Back to signature requirements: Did I mention that the 12,500 signatures must be “valid”? Well, they must.

And there are many convoluted rules and regulations that eagle-eyed election lawyers can employ to invalidate signatures and knock unsuspecting challengers off the ballot.

It’s all part of their effort to defend our democracy by limiting it as much as possible.

For instance, if a voter signs a nominating petition, the signature needs to match the one on his or her voter registration card.

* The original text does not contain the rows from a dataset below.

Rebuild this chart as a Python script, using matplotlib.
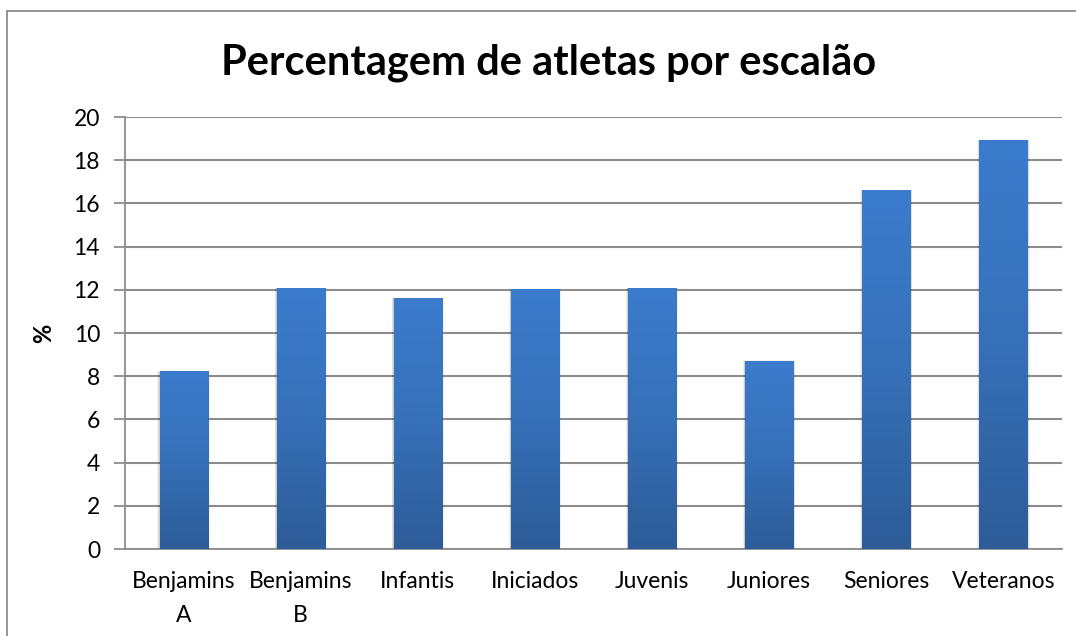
import numpy as np
import matplotlib.pyplot as plt
from matplotlib.patches import Rectangle
from matplotlib.colors import LinearSegmentedColormap

plt.rcParams['font.family'] = ['Lato', 'DejaVu Sans']

escaloes = ['Benjamins\nA', 'Benjamins\nB', 'Infantis', 'Iniciados',
            'Juvenis', 'Juniores', 'Seniores', 'Veteranos']
percentagens = [8.2, 12.05, 11.6, 12.0, 12.05, 8.7, 16.6, 18.9]
yticks = [0, 2, 4, 6, 8, 10, 12, 14, 16, 18, 20]

W, H = 1076, 636
fig = plt.figure(figsize=(W / 100, H / 100), dpi=100)
ax = fig.add_axes([125 / W, 1 - 549 / H, (1062 - 125) / W, (549 - 117) / H])

# moldura do gráfico (estilo Excel)
fig.patches.append(Rectangle((7 / W, -0.1), 1.2, 1 - 11 / H + 0.1,
                             transform=fig.transFigure, fill=False,
                             edgecolor='#8c8c8c', linewidth=1.3))

x = np.arange(len(escaloes))
bars = ax.bar(x, percentagens, width=0.41, color='none', zorder=3)

# gradiente por barra: claro em cima, escuro em baixo
cmap = LinearSegmentedColormap.from_list('azul', ['#2d5c98', '#3670b8', '#3c7ccd'])
grad = np.linspace(0, 1, 256).reshape(-1, 1)
for b in bars:
    x0, w, h = b.get_x(), b.get_width(), b.get_height()
    # sombra suave
    for k, a in zip([0.06, 0.04, 0.02], [0.05, 0.07, 0.09]):
        ax.add_patch(Rectangle((x0 - k * 0.3, 0), w + 2 * k * 0.3, h + k * 0.6,
                               color='black', alpha=a, linewidth=0, zorder=2))
    ax.imshow(grad, extent=(x0, x0 + w, 0, h), origin='lower', cmap=cmap,
              aspect='auto', zorder=3)

ax.set_xlim(-0.5, len(escaloes) - 0.5)
ax.set_ylim(0, 20)
ax.set_yticks(yticks)
ax.set_xticks(x)
ax.set_xticklabels(escaloes, fontsize=16.5, linespacing=1.75)
ax.tick_params(axis='y', labelsize=16.5, length=8, color='#8c8c8c', width=1.3, pad=10)
ax.tick_params(axis='x', length=0, pad=16)
ax.yaxis.grid(True, color='#8c8c8c', linewidth=1.5, zorder=1)
ax.set_axisbelow(True)
for s in ['top', 'right']:
    ax.spines[s].set_visible(False)
for s in ['left', 'bottom']:
    ax.spines[s].set_color('#8c8c8c')
    ax.spines[s].set_linewidth(1.3)

ax.set_ylabel('%', fontsize=17, fontweight='bold')
ax.yaxis.set_label_coords((55 - 125) / (1062 - 125), 0.5)
fig.text(549 / W, 1 - 63 / H, 'Percentagem de atletas por escalão',
         ha='center', va='center', fontsize=30, fontweight='bold')

fig.savefig('out.png', dpi=100)
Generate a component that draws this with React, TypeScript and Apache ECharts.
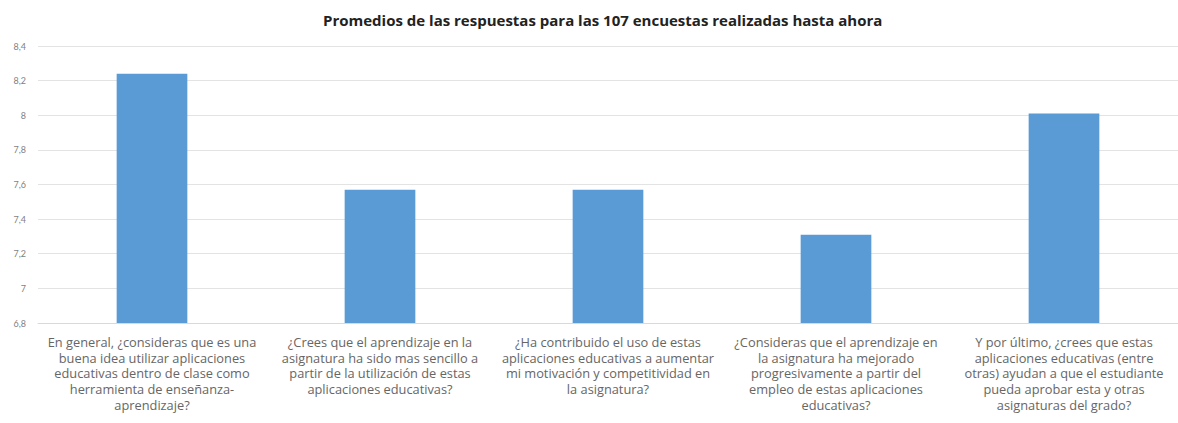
import React, { useEffect, useRef } from "react";
import * as echarts from "echarts";

const titleText = "Promedios de las respuestas para las 107 encuestas realizadas hasta ahora";

const categories: string[] = [
  "En general, ¿consideras que es una\nbuena idea utilizar aplicaciones\neducativas dentro de clase como\nherramienta de enseñanza-\naprendizaje?",
  "¿Crees que el aprendizaje en la\nasignatura ha sido mas sencillo a\npartir de la utilización de estas\naplicaciones educativas?",
  "¿Ha contribuido el uso de estas\naplicaciones educativas a aumentar\nmi motivación y competitividad en\nla asignatura?",
  "¿Consideras que el aprendizaje en\nla asignatura ha mejorado\nprogresivamente a partir del\nempleo de estas aplicaciones\neducativas?",
  "Y por último, ¿crees que estas\naplicaciones educativas (entre\notras) ayudan a que el estudiante\npueda aprobar esta y otras\nasignaturas del grado?",
];

const values: number[] = [8.24, 7.57, 7.57, 7.31, 8.01];

const yMin = 6.8;
const yMax = 8.4;
const yStep = 0.2;

export default function App() {
  const ref = useRef<HTMLDivElement>(null);
  useEffect(() => {
    document.body.style.margin = "0";
    const chart = echarts.init(ref.current!, null, { renderer: "svg" });
    chart.setOption({
      animation: false,
      backgroundColor: "#ffffff",
      title: {
        text: titleText,
        left: 318,
        top: 7,
        textStyle: {
          fontFamily: "Open Sans",
          fontWeight: "bold",
          fontSize: 15,
          color: "#222222",
        },
      },
      grid: { left: 38, right: -4, top: 46, bottom: 100, containLabel: false },
      xAxis: {
        type: "category",
        data: categories,
        axisLine: { show: true, lineStyle: { color: "#d9d9d9", width: 1 } },
        axisTick: { show: false },
        axisLabel: {
          interval: 0,
          margin: 11,
          fontFamily: "Open Sans",
          fontSize: 12.8,
          lineHeight: 15.7,
          color: "#666666",
          align: "center",
        },
      },
      yAxis: {
        type: "value",
        min: yMin,
        max: yMax,
        interval: yStep,
        axisLine: { show: false },
        axisTick: { show: false },
        splitLine: { lineStyle: { color: "#e3e3e3", width: 1 } },
        axisLabel: {
          margin: 12,
          fontFamily: "Lato",
          fontSize: 9,
          color: "#7f7f7f",
          formatter: (v: number) => String(Number(v.toFixed(1))).replace(".", ","),
        },
      },
      series: [
        {
          type: "bar",
          data: values,
          barWidth: "31%",
          itemStyle: { color: "#5b9bd5" },
        },
      ],
    });
    return () => chart.dispose();
  }, []);
  return <div ref={ref} style={{ width: 1178, height: 423 }} />;
}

If it doesn’t, that signature is scratched from the nominating petition.

Get rid of enough signatures and you can bounce the challenger right off of the ballot.

I’ll bet you lunch at your favorite Harold’s Chicken Shack that Emanuel will have his election lawyer, Michael Kasper, scrutinizing the petitions submitted by Garcia and Fioretti like a mohel getting ready to make a cut.

It’s hard to exaggerate the influence of Kasper—who’s also the election lawyer for house speaker Michael Madigan—on the hearing officers at the Chicago Board of Elections.

It’s like the power the Queen of Diamonds has over the Laurence Harvey character in the Manchurian Candidate. One look at Kasper and hearing officers fall under his spell.

Rule of thumb, if you want to make the ballot, you’d better gather at least 25,000 good signatures.

By the way, don’t be surprised if Emanuel gives some of his lesser-known challengers—like activist Amara Enyia and former alderman Robert Shaw—a pass. Even Rahm knows it would look unseemly to run unopposed.

Fioretti’s backers tell me they already have all the valid signatures they need.

It’s a little tougher for Garcia, who only jumped in the race a few weeks ago. But his backers believe they’ll get enough signatures by the November 24 deadline.

As for Mayor Rahm’s supporters—they just cackle and rub their hands like Jafar, the evil grand vizier in Aladdin.

Here’s my advice, all you wannabe mayors: Challenge Emanuel’s petitions! He had to pay people to gather them just like the rest of you. Someone somewhere must have screwed up.

In the meantime, go get a few more signatures. Before it’s over, you may need every single one.